High Court rules against Orang Asli Christians over village church
Lawyer Annou Xavier (right) explains the High Court decision to the Orang Asli petitioners.
TEMERLOH, Jan 5 — A group of Orang Asli Christians here today lost a two-year court battle against local and state authorities, seeking basic amenities at their village church.
The High Court here struck out the 2007 suit by a group of Jahut Christians from Kampung Pasu against the Temerloh Land and District Office and the Pahang state government for disconnecting power and water supplies to their village church in Kampung Pasu here.
“The application for a judicial review was dismissed with cost,” Pahang state legal adviser Kamal Azira told The Malaysian Insider.
The amount for cost will be determined by the court later, he said.
Kamal, who was acting for the state and local authorities, said the judge, Datuk Akhtar Tahir, had only given a summary decision in chambers and will supply the written grounds of judgment later.
The government lawyer added that the judge also made a brief reference to Sections 6 and 7 of the Aboriginal Peoples Act 1954, which supposedly gives the state authorities the power to gazette an area as “Aboriginal Land.”
Pressed to explain the implication of the court ruling, Kamal, who asked not to be photographed, repeated that the law says “the state authorities are the ones to gazette if an area is [an] Orang Asli area.”
Lawyers for the Jahut Christians told The Malaysian Insider they plan to file an appeal with the Court of Appeal in Putrajaya next week.
Controversy over the village church, which follows the popular East Malaysian Sidang Injil Borneo (SIB) denomination first erupted in 2003, Annou explained.
Some 70 Christians in Kampung Pasu had pooled together their money to build a small church in the backyard of village elder, Wet bin Ket — with his permission — in July of that year.
But within the same month, the Temerloh Land and District Office, better known by its Malay initials PTD, issued a letter warning that it regarded the church as encroaching on government land and demolished it three years later.

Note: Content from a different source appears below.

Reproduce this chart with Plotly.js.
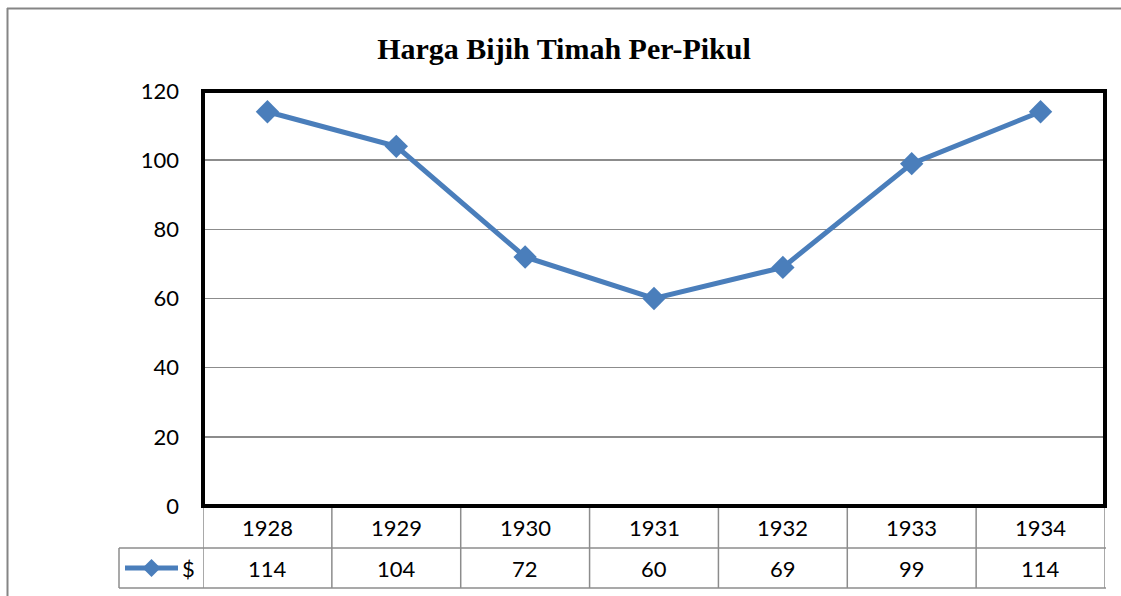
<!DOCTYPE html>
<html>
<head>
<meta charset="utf-8">
<script src="https://cdn.plot.ly/plotly-3.0.1.min.js"></script>
<style>
html,body{margin:0;padding:0;background:#fff;}
#chart{width:1121px;height:596px;}
</style>
</head>
<body>
<div id="chart"></div>
<script>
const years = ["1928","1929","1930","1931","1932","1933","1934"];
const prices = [114, 104, 72, 60, 69, 99, 114];
const seriesName = "$";
const chartTitle = "Harga Bijih Timah Per-Pikul";
const yTicks = [0, 20, 40, 60, 80, 100, 120];

const W = 1121, H = 596;
const L = 203, R = 1105, T = 91, B = 506;
const px = v => (v - L) / (R - L);
const py = v => (B - v) / (B - T);

const blue = "#4A7EBB";
const gridCol = "#8C8C8C";
const tableCol = "#8C8C8C";
const font = "Lato, 'Open Sans', sans-serif";

const trace = {
  x: years, y: prices, type: "scatter", mode: "lines+markers",
  name: seriesName,
  line: {color: blue, width: 5},
  marker: {symbol: "diamond", size: 18, color: blue},
  hoverinfo: "skip", showlegend: false, cliponaxis: false
};

const shapes = [];
const annotations = [];
// outer chart border (grey)
shapes.push({type:"line", xref:"paper", yref:"paper", x0:px(7), x1:px(1130), y0:py(8.5), y1:py(8.5), line:{color:"#858585", width:2}});
shapes.push({type:"line", xref:"paper", yref:"paper", x0:px(7.5), x1:px(7.5), y0:py(8), y1:py(600), line:{color:"#858585", width:2}});

// data table lines
const rowMid = 548, rowBot = 588, legL = 119;
for (let i = 0; i <= years.length; i++) {
  shapes.push({type:"line", xref:"x", yref:"paper", x0:i-0.5, x1:i-0.5, y0:py(B), y1:py(rowBot), line:{color:tableCol, width:1.5}});
}
shapes.push({type:"line", xref:"paper", yref:"paper", x0:px(legL), x1:px(R+1), y0:py(rowMid), y1:py(rowMid), line:{color:tableCol, width:1.5}});
shapes.push({type:"line", xref:"paper", yref:"paper", x0:px(legL), x1:px(R+1), y0:py(rowBot), y1:py(rowBot), line:{color:tableCol, width:1.5}});
shapes.push({type:"line", xref:"paper", yref:"paper", x0:px(legL), x1:px(legL), y0:py(rowMid), y1:py(rowBot), line:{color:tableCol, width:1.5}});

// legend key in table
shapes.push({type:"line", xref:"paper", yref:"paper", x0:px(125), x1:px(178), y0:py(568), y1:py(568), line:{color:blue, width:5}});
shapes.push({type:"path", xref:"paper", yref:"paper",
  path:`M ${px(151.5)} ${py(559)} L ${px(160.5)} ${py(568)} L ${px(151.5)} ${py(577)} L ${px(142.5)} ${py(568)} Z`,
  fillcolor: blue, line:{color:blue, width:0}});
annotations.push({xref:"paper", yref:"paper", x:px(197), y:py(568), text:seriesName, showarrow:false, xanchor:"right", yanchor:"middle", font:{family:font, size:22, color:"#000"}});

years.forEach((yr, i) => {
  annotations.push({xref:"x", yref:"paper", x:i, y:py(527), text:yr, showarrow:false, yanchor:"middle", font:{family:font, size:22, color:"#000"}});
  annotations.push({xref:"x", yref:"paper", x:i, y:py(568), text:String(prices[i]), showarrow:false, yanchor:"middle", font:{family:font, size:22, color:"#000"}});
});

// plot area border (thick black)
shapes.push({type:"rect", xref:"paper", yref:"paper", x0:0, x1:1, y0:0, y1:1, line:{color:"#000", width:4}, layer:"above"});

const layout = {
  width: W, height: H,
  margin: {l: L, r: W - R, t: T, b: H - B, pad: 0},
  paper_bgcolor: "#fff", plot_bgcolor: "#fff",
  title: {text: "<b>" + chartTitle + "</b>", xref: "container", yref: "container", x: 564/W, xanchor: "center", y: 1 - 48/H, yanchor: "middle",
          font: {family: "'Liberation Serif', 'Times New Roman', serif", size: 30, color: "#000"}},
  xaxis: {type: "category", range: [-0.5, years.length - 0.5], showticklabels: false, showgrid: false, zeroline: false, ticks: "", fixedrange: true},
  yaxis: {range: [0, 120], tickvals: yTicks, ticktext: yTicks.map(String), showgrid: true, gridcolor: gridCol, gridwidth: 1.5,
          zeroline: false, ticks: "", ticklabelstandoff: 23, tickfont: {family: font, size: 22, color: "#000"}, fixedrange: true},
  shapes: shapes, annotations: annotations, showlegend: false
};

Plotly.newPlot("chart", [trace], layout, {displayModeBar: false, staticPlot: true});
</script>
</body>
</html>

The Christian villagers complained to then Prime Minister Datuk Seri Abdullah Badawi who subsequently compensated them RM35,000 to rebuild the church.
But their bid for water and electricity to be supplied to the rebuilt church was rejected by the PTD.
A child in the settlement looks on with the church in the foreground.
In a letter dated October 8, 2007, the PTD explained that the church should not be given water and electricity because it is an illegal structure built on ungazetted land and the church had no approval from the state government to be built, as is required under state law for non-Muslim places of worship.
Wet, who embraced Christianity in 2000, then tried to challenge the local and state authorities in the Temerloh High Court in 2007, but was also blocked.
Last August, a three-man bench in the Court of Appeal led by Datuk Zainun Ali, unanimously ruled to allow the Jahut Christians the right to challenge the PTD’s refusal.
The appeals court also ordered the PTD to pay RM5,000 in costs to Wet, 59, and his 33-year-old son, Yaman.
Counsel for the Christian villagers, Annou Xavier stressed that they will “fight” the decision all the way to the Federal Court, if needed.
“These people are only asking for the basics of livelihood, water and electricity, why deprive these people?” quizzed Annou’s co-counsel, Kenny Ng.
“They are the orang asal of this country. We may have the Twin Towers but if we can’t take care of these people, it’s an utter disgrace, a sad day for 1 Malaysia,” he added, making pointed references to Prime Minister Datuk Seri Najib Razak’s unity slogan.